## DATASET EXTRACT
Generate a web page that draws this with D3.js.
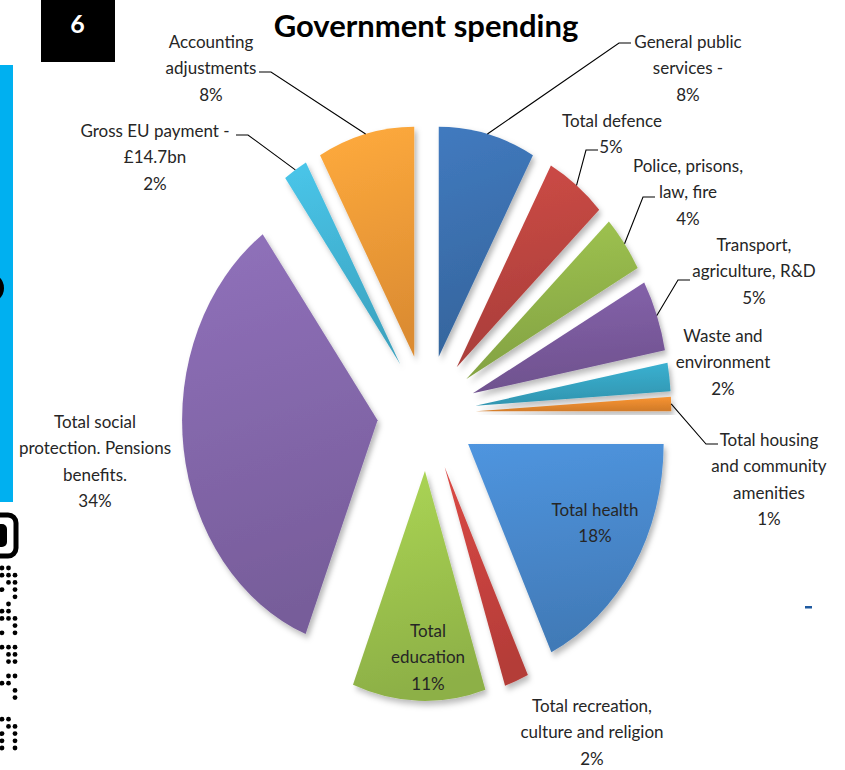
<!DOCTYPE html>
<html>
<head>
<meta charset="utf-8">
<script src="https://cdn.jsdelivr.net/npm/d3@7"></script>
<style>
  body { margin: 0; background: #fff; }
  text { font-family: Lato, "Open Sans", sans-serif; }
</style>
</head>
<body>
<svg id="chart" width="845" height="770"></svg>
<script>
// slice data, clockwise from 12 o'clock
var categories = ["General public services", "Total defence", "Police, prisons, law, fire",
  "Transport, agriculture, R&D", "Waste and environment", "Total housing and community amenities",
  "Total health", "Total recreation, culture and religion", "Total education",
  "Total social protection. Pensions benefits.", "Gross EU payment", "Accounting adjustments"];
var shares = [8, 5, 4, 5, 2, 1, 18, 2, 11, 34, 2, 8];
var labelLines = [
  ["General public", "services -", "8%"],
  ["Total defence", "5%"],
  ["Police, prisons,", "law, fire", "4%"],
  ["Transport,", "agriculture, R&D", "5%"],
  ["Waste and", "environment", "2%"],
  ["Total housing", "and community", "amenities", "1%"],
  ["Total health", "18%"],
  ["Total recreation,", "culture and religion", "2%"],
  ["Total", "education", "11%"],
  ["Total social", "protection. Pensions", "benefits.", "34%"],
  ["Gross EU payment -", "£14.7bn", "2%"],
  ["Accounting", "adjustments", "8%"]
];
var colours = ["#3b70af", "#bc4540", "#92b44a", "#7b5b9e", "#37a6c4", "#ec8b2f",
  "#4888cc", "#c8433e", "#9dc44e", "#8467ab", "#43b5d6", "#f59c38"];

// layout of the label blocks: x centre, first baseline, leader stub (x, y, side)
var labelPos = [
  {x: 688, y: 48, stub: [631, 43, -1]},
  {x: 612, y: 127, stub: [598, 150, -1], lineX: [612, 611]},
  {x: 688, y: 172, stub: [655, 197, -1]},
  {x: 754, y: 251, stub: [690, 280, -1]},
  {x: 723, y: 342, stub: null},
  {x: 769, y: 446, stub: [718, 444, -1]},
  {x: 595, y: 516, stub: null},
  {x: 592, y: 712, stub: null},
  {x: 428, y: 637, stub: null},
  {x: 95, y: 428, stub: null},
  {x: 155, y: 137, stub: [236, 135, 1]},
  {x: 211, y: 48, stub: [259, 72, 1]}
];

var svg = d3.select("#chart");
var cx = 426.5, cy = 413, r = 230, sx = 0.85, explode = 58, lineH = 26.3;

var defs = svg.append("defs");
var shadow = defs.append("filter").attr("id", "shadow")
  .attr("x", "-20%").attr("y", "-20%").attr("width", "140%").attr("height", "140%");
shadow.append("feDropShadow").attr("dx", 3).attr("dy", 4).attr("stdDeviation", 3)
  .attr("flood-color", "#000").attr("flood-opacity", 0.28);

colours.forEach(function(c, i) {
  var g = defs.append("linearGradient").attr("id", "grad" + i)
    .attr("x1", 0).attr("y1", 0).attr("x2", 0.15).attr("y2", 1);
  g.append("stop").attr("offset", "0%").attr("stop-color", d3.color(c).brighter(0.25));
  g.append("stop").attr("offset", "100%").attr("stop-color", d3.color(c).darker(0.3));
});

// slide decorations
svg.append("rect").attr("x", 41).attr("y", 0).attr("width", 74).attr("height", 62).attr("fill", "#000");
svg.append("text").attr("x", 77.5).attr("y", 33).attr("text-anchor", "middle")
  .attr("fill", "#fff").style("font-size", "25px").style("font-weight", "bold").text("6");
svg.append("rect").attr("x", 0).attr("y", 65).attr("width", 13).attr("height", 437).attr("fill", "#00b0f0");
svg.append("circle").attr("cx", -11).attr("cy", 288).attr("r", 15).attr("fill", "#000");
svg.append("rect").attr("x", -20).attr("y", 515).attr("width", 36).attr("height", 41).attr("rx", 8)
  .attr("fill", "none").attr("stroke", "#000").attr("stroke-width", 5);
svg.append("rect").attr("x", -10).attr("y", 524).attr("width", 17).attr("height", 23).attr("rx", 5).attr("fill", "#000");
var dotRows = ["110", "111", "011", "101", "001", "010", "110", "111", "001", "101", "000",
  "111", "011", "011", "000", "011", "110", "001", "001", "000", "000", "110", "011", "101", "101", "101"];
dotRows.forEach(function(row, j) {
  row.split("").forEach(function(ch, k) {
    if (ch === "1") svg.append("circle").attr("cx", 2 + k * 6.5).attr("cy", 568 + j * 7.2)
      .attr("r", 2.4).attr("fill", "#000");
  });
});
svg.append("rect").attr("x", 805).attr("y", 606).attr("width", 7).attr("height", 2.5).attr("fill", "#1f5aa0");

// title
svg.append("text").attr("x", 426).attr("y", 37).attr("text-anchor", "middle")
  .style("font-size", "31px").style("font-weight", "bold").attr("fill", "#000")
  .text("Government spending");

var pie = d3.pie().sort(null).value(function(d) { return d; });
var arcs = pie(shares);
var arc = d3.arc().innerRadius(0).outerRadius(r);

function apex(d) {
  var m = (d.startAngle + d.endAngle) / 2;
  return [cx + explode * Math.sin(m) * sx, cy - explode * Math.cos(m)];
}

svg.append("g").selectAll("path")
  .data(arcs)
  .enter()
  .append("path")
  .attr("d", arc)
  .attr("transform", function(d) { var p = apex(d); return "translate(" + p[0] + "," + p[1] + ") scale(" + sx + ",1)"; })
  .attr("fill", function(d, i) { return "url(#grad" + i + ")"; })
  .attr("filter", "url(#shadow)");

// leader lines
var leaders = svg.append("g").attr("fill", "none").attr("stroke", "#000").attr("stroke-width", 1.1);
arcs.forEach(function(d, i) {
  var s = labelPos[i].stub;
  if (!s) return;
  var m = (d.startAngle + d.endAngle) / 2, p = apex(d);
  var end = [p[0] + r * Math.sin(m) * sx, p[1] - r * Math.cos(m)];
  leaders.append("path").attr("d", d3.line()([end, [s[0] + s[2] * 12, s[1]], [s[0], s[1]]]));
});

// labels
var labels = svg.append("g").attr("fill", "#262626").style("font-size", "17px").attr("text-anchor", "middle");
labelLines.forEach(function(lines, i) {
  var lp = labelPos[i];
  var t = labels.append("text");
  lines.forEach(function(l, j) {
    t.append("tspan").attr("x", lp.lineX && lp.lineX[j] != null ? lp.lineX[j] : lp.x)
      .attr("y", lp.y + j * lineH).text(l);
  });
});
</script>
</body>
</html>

## TASK TO CARRY OUT
Return the listing above word for word, with the pictures removed.

## ANSWER FOR THE TASK
Generate a web page that draws this with D3.js.
<!DOCTYPE html>
<html>
<head>
<meta charset="utf-8">
<script src="https://cdn.jsdelivr.net/npm/d3@7"></script>
<style>
  body { margin: 0; background: #fff; }
  text { font-family: Lato, "Open Sans", sans-serif; }
</style>
</head>
<body>
<svg id="chart" width="845" height="770"></svg>
<script>
// slice data, clockwise from 12 o'clock
var categories = ["General public services", "Total defence", "Police, prisons, law, fire",
  "Transport, agriculture, R&D", "Waste and environment", "Total housing and community amenities",
  "Total health", "Total recreation, culture and religion", "Total education",
  "Total social protection. Pensions benefits.", "Gross EU payment", "Accounting adjustments"];
var shares = [8, 5, 4, 5, 2, 1, 18, 2, 11, 34, 2, 8];
var labelLines = [
  ["General public", "services -", "8%"],
  ["Total defence", "5%"],
  ["Police, prisons,", "law, fire", "4%"],
  ["Transport,", "agriculture, R&D", "5%"],
  ["Waste and", "environment", "2%"],
  ["Total housing", "and community", "amenities", "1%"],
  ["Total health", "18%"],
  ["Total recreation,", "culture and religion", "2%"],
  ["Total", "education", "11%"],
  ["Total social", "protection. Pensions", "benefits.", "34%"],
  ["Gross EU payment -", "£14.7bn", "2%"],
  ["Accounting", "adjustments", "8%"]
];
var colours = ["#3b70af", "#bc4540", "#92b44a", "#7b5b9e", "#37a6c4", "#ec8b2f",
  "#4888cc", "#c8433e", "#9dc44e", "#8467ab", "#43b5d6", "#f59c38"];

// layout of the label blocks: x centre, first baseline, leader stub (x, y, side)
var labelPos = [
  {x: 688, y: 48, stub: [631, 43, -1]},
  {x: 612, y: 127, stub: [598, 150, -1], lineX: [612, 611]},
  {x: 688, y: 172, stub: [655, 197, -1]},
  {x: 754, y: 251, stub: [690, 280, -1]},
  {x: 723, y: 342, stub: null},
  {x: 769, y: 446, stub: [718, 444, -1]},
  {x: 595, y: 516, stub: null},
  {x: 592, y: 712, stub: null},
  {x: 428, y: 637, stub: null},
  {x: 95, y: 428, stub: null},
  {x: 155, y: 137, stub: [236, 135, 1]},
  {x: 211, y: 48, stub: [259, 72, 1]}
];

var svg = d3.select("#chart");
var cx = 426.5, cy = 413, r = 230, sx = 0.85, explode = 58, lineH = 26.3;

var defs = svg.append("defs");
var shadow = defs.append("filter").attr("id", "shadow")
  .attr("x", "-20%").attr("y", "-20%").attr("width", "140%").attr("height", "140%");
shadow.append("feDropShadow").attr("dx", 3).attr("dy", 4).attr("stdDeviation", 3)
  .attr("flood-color", "#000").attr("flood-opacity", 0.28);

colours.forEach(function(c, i) {
  var g = defs.append("linearGradient").attr("id", "grad" + i)
    .attr("x1", 0).attr("y1", 0).attr("x2", 0.15).attr("y2", 1);
  g.append("stop").attr("offset", "0%").attr("stop-color", d3.color(c).brighter(0.25));
  g.append("stop").attr("offset", "100%").attr("stop-color", d3.color(c).darker(0.3));
});

// slide decorations
svg.append("rect").attr("x", 41).attr("y", 0).attr("width", 74).attr("height", 62).attr("fill", "#000");
svg.append("text").attr("x", 77.5).attr("y", 33).attr("text-anchor", "middle")
  .attr("fill", "#fff").style("font-size", "25px").style("font-weight", "bold").text("6");
svg.append("rect").attr("x", 0).attr("y", 65).attr("width", 13).attr("height", 437).attr("fill", "#00b0f0");
svg.append("circle").attr("cx", -11).attr("cy", 288).attr("r", 15).attr("fill", "#000");
svg.append("rect").attr("x", -20).attr("y", 515).attr("width", 36).attr("height", 41).attr("rx", 8)
  .attr("fill", "none").attr("stroke", "#000").attr("stroke-width", 5);
svg.append("rect").attr("x", -10).attr("y", 524).attr("width", 17).attr("height", 23).attr("rx", 5).attr("fill", "#000");
var dotRows = ["110", "111", "011", "101", "001", "010", "110", "111", "001", "101", "000",
  "111", "011", "011", "000", "011", "110", "001", "001", "000", "000", "110", "011", "101", "101", "101"];
dotRows.forEach(function(row, j) {
  row.split("").forEach(function(ch, k) {
    if (ch === "1") svg.append("circle").attr("cx", 2 + k * 6.5).attr("cy", 568 + j * 7.2)
      .attr("r", 2.4).attr("fill", "#000");
  });
});
svg.append("rect").attr("x", 805).attr("y", 606).attr("width", 7).attr("height", 2.5).attr("fill", "#1f5aa0");

// title
svg.append("text").attr("x", 426).attr("y", 37).attr("text-anchor", "middle")
  .style("font-size", "31px").style("font-weight", "bold").attr("fill", "#000")
  .text("Government spending");

var pie = d3.pie().sort(null).value(function(d) { return d; });
var arcs = pie(shares);
var arc = d3.arc().innerRadius(0).outerRadius(r);

function apex(d) {
  var m = (d.startAngle + d.endAngle) / 2;
  return [cx + explode * Math.sin(m) * sx, cy - explode * Math.cos(m)];
}

svg.append("g").selectAll("path")
  .data(arcs)
  .enter()
  .append("path")
  .attr("d", arc)
  .attr("transform", function(d) { var p = apex(d); return "translate(" + p[0] + "," + p[1] + ") scale(" + sx + ",1)"; })
  .attr("fill", function(d, i) { return "url(#grad" + i + ")"; })
  .attr("filter", "url(#shadow)");

// leader lines
var leaders = svg.append("g").attr("fill", "none").attr("stroke", "#000").attr("stroke-width", 1.1);
arcs.forEach(function(d, i) {
  var s = labelPos[i].stub;
  if (!s) return;
  var m = (d.startAngle + d.endAngle) / 2, p = apex(d);
  var end = [p[0] + r * Math.sin(m) * sx, p[1] - r * Math.cos(m)];
  leaders.append("path").attr("d", d3.line()([end, [s[0] + s[2] * 12, s[1]], [s[0], s[1]]]));
});

// labels
var labels = svg.append("g").attr("fill", "#262626").style("font-size", "17px").attr("text-anchor", "middle");
labelLines.forEach(function(lines, i) {
  var lp = labelPos[i];
  var t = labels.append("text");
  lines.forEach(function(l, j) {
    t.append("tspan").attr("x", lp.lineX && lp.lineX[j] != null ? lp.lineX[j] : lp.x)
      .attr("y", lp.y + j * lineH).text(l);
  });
});
</script>
</body>
</html>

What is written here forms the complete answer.